A few days ago, The Dominion Post published an opinion piece by former Labour cabinet minister Steve Maharey, now vice-chancellor of Massey University. It was quite late at night when I read it the first time and it didn’t seem to make much sense. So I read it again this morning, when my mind was clearer, and it still didn’t make much sense.
Maharey is a past master of the fuzzy, impenetrable marshmallow-speak we heard so much of during the years of the Clark government. He doesn’t like what the government’s Welfare Working Group is up to (surprise!) so he proposes an alternative that is kinder to beneficiaries. But if you analyse the verbiage, which is not easy because it’s so glib and imprecise, what Maharey seems to be arguing for is the continuation of the status quo, dressed up as something new called “social development”.
Maharey writes: “What we need is an approach that will harmonise social policy with economic development and identify social programmes that make a contribution to economic growth.
“I call this alternative social development because it provides a justification for redistribution by advocating resources be put into social investments that will impact positively on the economy."
We’ve heard all this before; it’s classic New Labour “Third Way” stuff. We were bombarded with it by Labour’s spin factory between 1999 and 2008. But as is so often the case, Maharey is conspicuously light on concrete proposals. He prefers to deal in vague, utopian prescriptions that place a caring, paternalistic state at front and centre.
“Social policy would be seen as investment that makes a contribution to individual and collective prosperity,” he writes. “There is also a link in the other direction because economic growth is able to be harnessed to social ends.
“As we know, left to itself economic growth can lead to very unsatisfactory outcomes like poverty, social division, crime and conflict. A social development approach advocates strategies that increase employment, lift incomes and make a positive contribution to the life of the community. Once a social development approach is adopted, a policy programme readily takes shape.
“Instead of focusing on income transfers and maintenance programmes, the focus becomes one of investing so people can participate in the productive economy.”
Goodness me, he makes it all sound so easy. Why didn’t anyone think of this before?
Rather than being stigmatised and vilified, Maharey says, beneficiaries need practical assistance to gain skills and find employment that pays a living wage. He then reels off a textbook example of airy-fary New Labour mumbo-jumbo:
“Social development wants more than people in jobs. It wants higher levels of education, individuals and communities building assets, communities working together to improve their lot, and support to start small businesses. It wants to see social programmes that do not make a difference closed and existing programmes carefully monitored for effectiveness.
“It wants a social support system that is about opportunity instead of maintaining people on a benefit. More broadly, social development is about making sure that no matter what a person’s background or circumstances are, they get a chance to get on with life.”
In other words, if we all hold hands, close our eyes tightly and think positive thoughts, everything will be grand. The dead weight of welfare dependency that has sandbagged the New Zealand economy for decades will magically be eliminated. We’ll thrill to miraculous stories of personal transformation as lifelong beneficiaries, inspired by caring social workers, cast off their drug habits, cease their indiscriminate rooting, enrol in life-changing tertiary courses and end up making taxpayer-funded hip-hop videos for New Zealand On Air.

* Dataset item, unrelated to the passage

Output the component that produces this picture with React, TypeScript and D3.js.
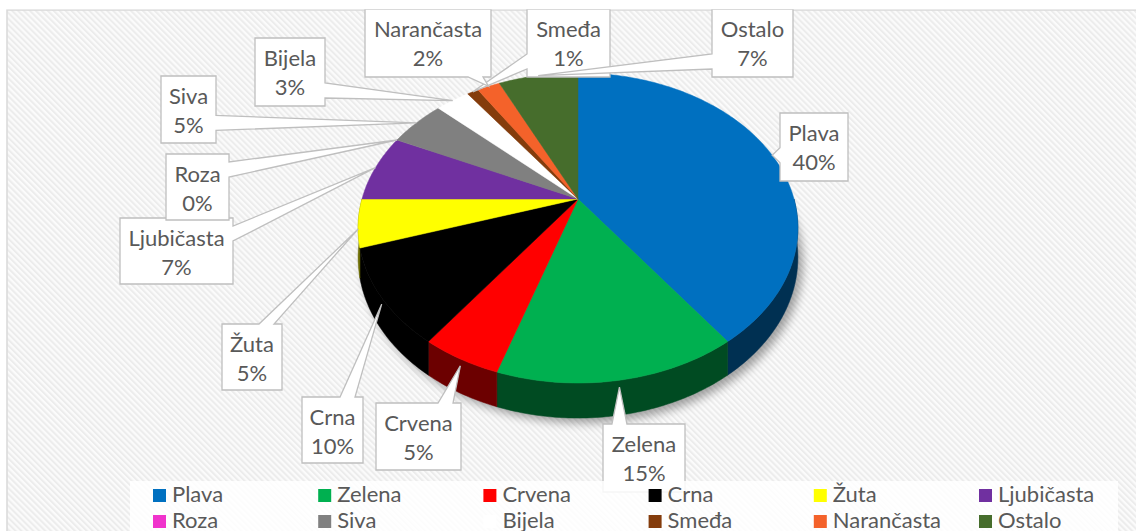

Maharey thinks all children should have a KiwiSaver-style account established for them at birth. He suggests that superannuation should be made compulsory and part of the savings made available for more small business start-ups. It’s the social democrat’s vision of the perfect world: more big government, more bureaucrats meddling in the private sector where they have no business and less expertise, more tertiary institutions offering useless courses, and more jobs for third-rate lecturers and teachers (who can, of course, be counted on to vote Labour for fear the gravy train will be derailed).
The social democratic states of western Europe are currently unravelling largely because of this naïve belief in the virtues of big government, but Maharey remains a true believer. If his thinking is representative of the Labour Party at large, it suggests they have learned nothing and still can’t be trusted.